Botanic gardens, edinburgh

Botanic gardens, edinburgh

Thursday 19 February 2015

Diary entry 5) Taking Pelargonium Cuttings (softwood cuttings)

Pelargoniums are the genus which includes geraniums. They are ideal for taking softwood cuttings and have a good success rate.


Our tutor, David, bought in a massive load of bedding pelargoniums that he had lifted from a garden he works in. His client was happy he was using them as they would otherwise have been thrown out or composted. There were numerous plants, the ten of us had around five each. These 'parent' plants were now our stock plants from which the cutting material is taken. Each cutting is a 'clone' of the parent plant as you're using part of it to make a new plant without any external genes coming in. So a cutting from a specific red geranium will grow into a plant with the same characteristics.

How to take softwood cuttings

  1. These cuttings can be done in the autumn or spring ( we will probably do both from the same stock plants)
  2. Select healthy, shortish, fat shoots. Remove them from the parent plant by cutting with sharp secateurs immediately above a node (a type of swelling in the stem) or bud.

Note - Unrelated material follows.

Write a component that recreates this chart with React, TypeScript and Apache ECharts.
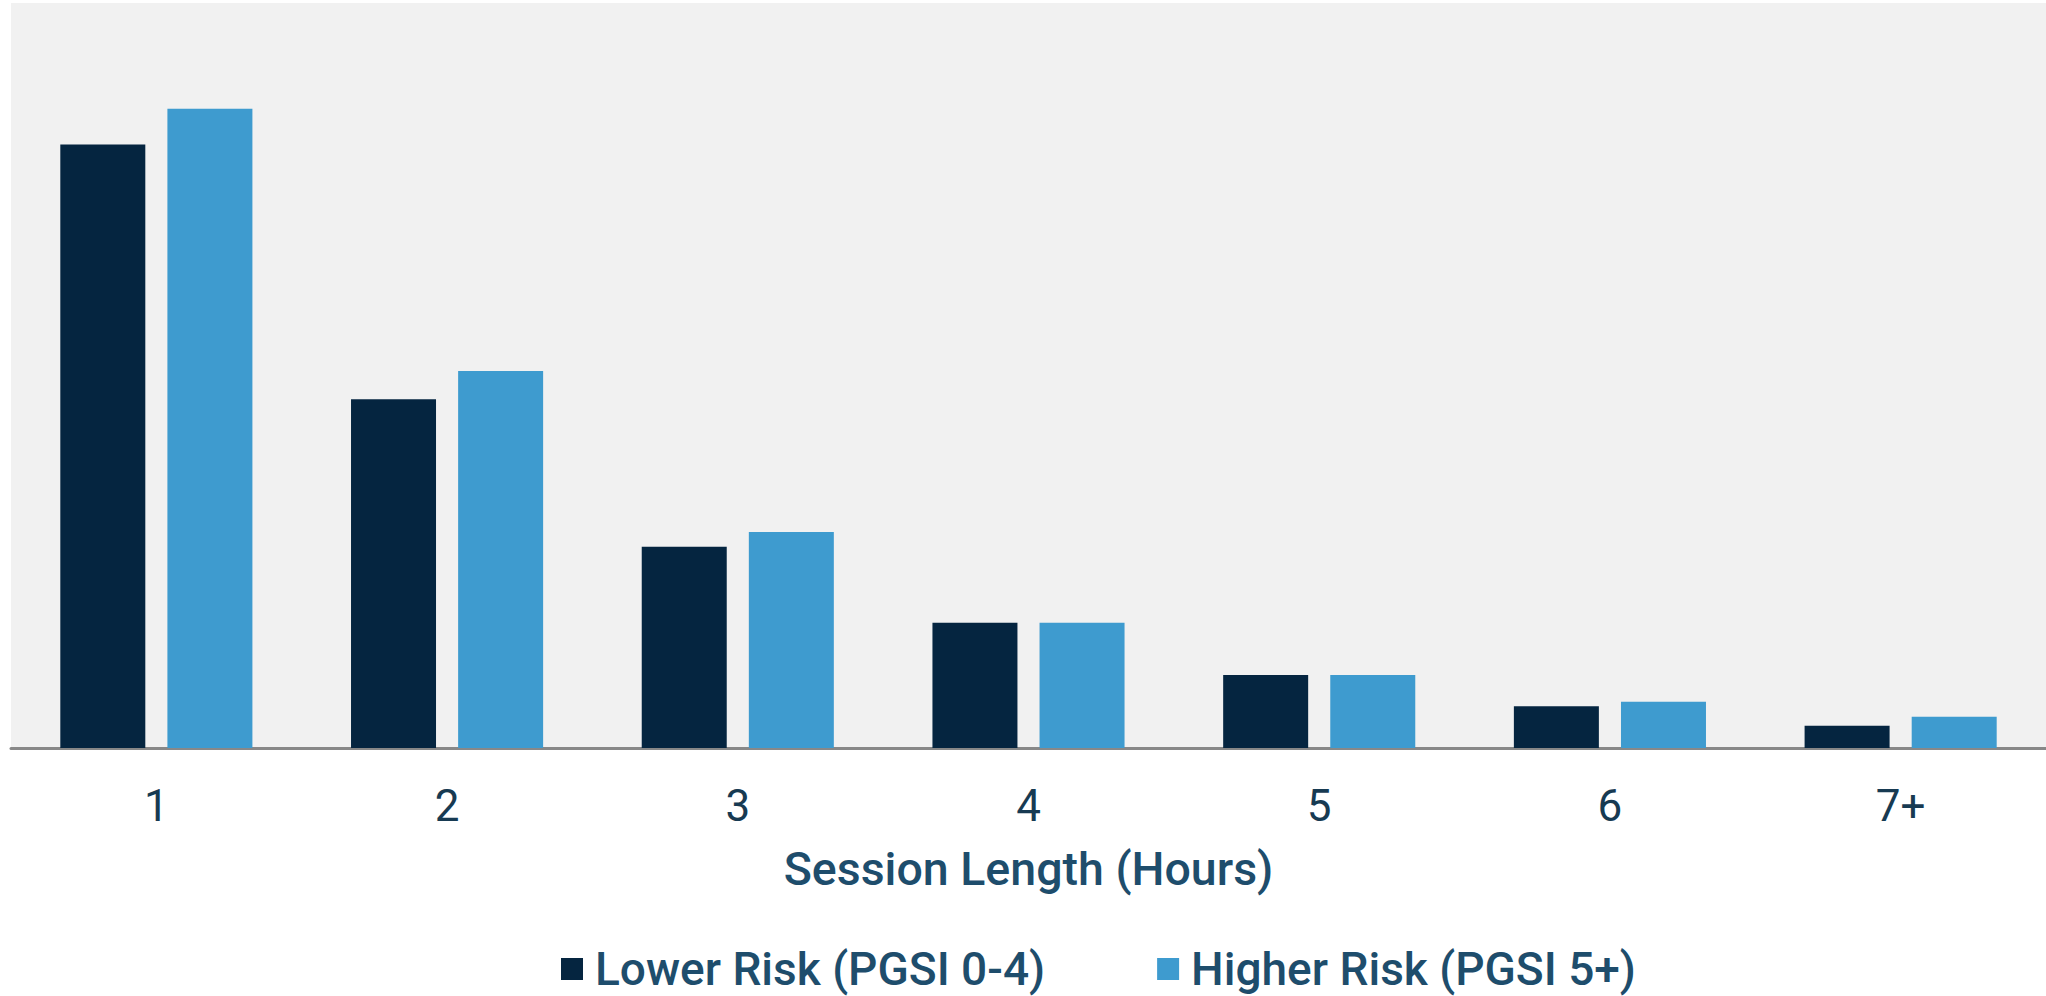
import React, { useEffect, useRef } from "react";
import * as echarts from "echarts";

const categories = ["1", "2", "3", "4", "5", "6", "7+"];
const lowerRisk = [40.5, 23.4, 13.5, 8.4, 4.9, 2.8, 1.5];
const higherRisk = [42.9, 25.3, 14.5, 8.4, 4.9, 3.1, 2.1];
const seriesNames = ["Lower Risk (PGSI 0-4)", "Higher Risk (PGSI 5+)"];
const axisTitle = "Session Length (Hours)";

export default function App() {
  const ref = useRef<HTMLDivElement>(null);
  useEffect(() => {
    if (!ref.current) return;
    const chart = echarts.init(ref.current, undefined, { renderer: "svg" });
    chart.setOption({
      animation: false,
      backgroundColor: "#ffffff",
      textStyle: { fontFamily: "Roboto" },
      grid: {
        left: 11,
        right: -3,
        top: 3,
        bottom: 248,
        show: true,
        backgroundColor: "#f1f1f1",
        borderWidth: 0,
      },
      legend: {
        left: 561,
        top: 946,
        padding: 0,
        itemWidth: 22,
        itemHeight: 22,
        itemGap: 112,
        icon: "rect",
        textStyle: {
          fontFamily: "Roboto",
          fontSize: 46,
          fontWeight: 500,
          color: "#1e4d6c",
          lineHeight: 46,
          padding: [0, 0, 0, 7],
        },
        data: seriesNames,
      },
      xAxis: {
        type: "category",
        data: categories,
        axisLine: { show: true, lineStyle: { color: "#888888", width: 3 } },
        axisTick: { show: false },
        axisLabel: {
          fontFamily: "Roboto",
          fontSize: 44,
          color: "#173a52",
          margin: 36,
        },
        name: axisTitle,
        nameLocation: "middle",
        nameGap: 97,
        nameTextStyle: {
          fontFamily: "Roboto",
          fontSize: 46.5,
          fontWeight: 500,
          color: "#1e4d6c",
        },
      },
      yAxis: {
        type: "value",
        min: 0,
        max: 50,
        show: false,
        splitLine: { show: false },
      },
      series: [
        {
          name: seriesNames[0],
          type: "bar",
          data: lowerRisk,
          barWidth: 85,
          barGap: "26%",
          itemStyle: { color: "#052540" },
        },
        {
          name: seriesNames[1],
          type: "bar",
          data: higherRisk,
          barWidth: 85,
          itemStyle: { color: "#3e9bcf" },
        },
      ],
    });
    return () => chart.dispose();
  }, []);
  return (
    <div
      ref={ref}
      style={{ position: "fixed", left: 0, top: 0, width: 2046, height: 996 }}
    />
  );
}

Leave a few good stems on the parent plant.
  3. Remove flower buds, lower leaves on the bottom half of the cutting and any leaves with brown flecks (these can be diseased). Cut the stem just below a node where there is the highest concentration of the plant's hormones.
  4. Fill pots with seed compost, mixed with horticultural grit or perlite to aid drainage. Insert two or three cutting around the edge of the pot, angling the leaves outward so they don't interfere with each other. Water the compost and stand the pots in a light position indoors or in a green house. Don't cover the pots, they need air circulation to keep them disease free. The more humid the environment the better for pathogens, fungus and mildew.
  5. In a few weeks,  the cut will have callused over and roots will begin to grow. A good root system should develop after six to eight weeks.
  6. In the spring (March or April if the cuttings were done in the autumn)  knock the cuttings out of the pot and transplant into larger individual pots of multi-purpose compost. Keep them well watered. Plant out into beds or containers once risk of frost is gone.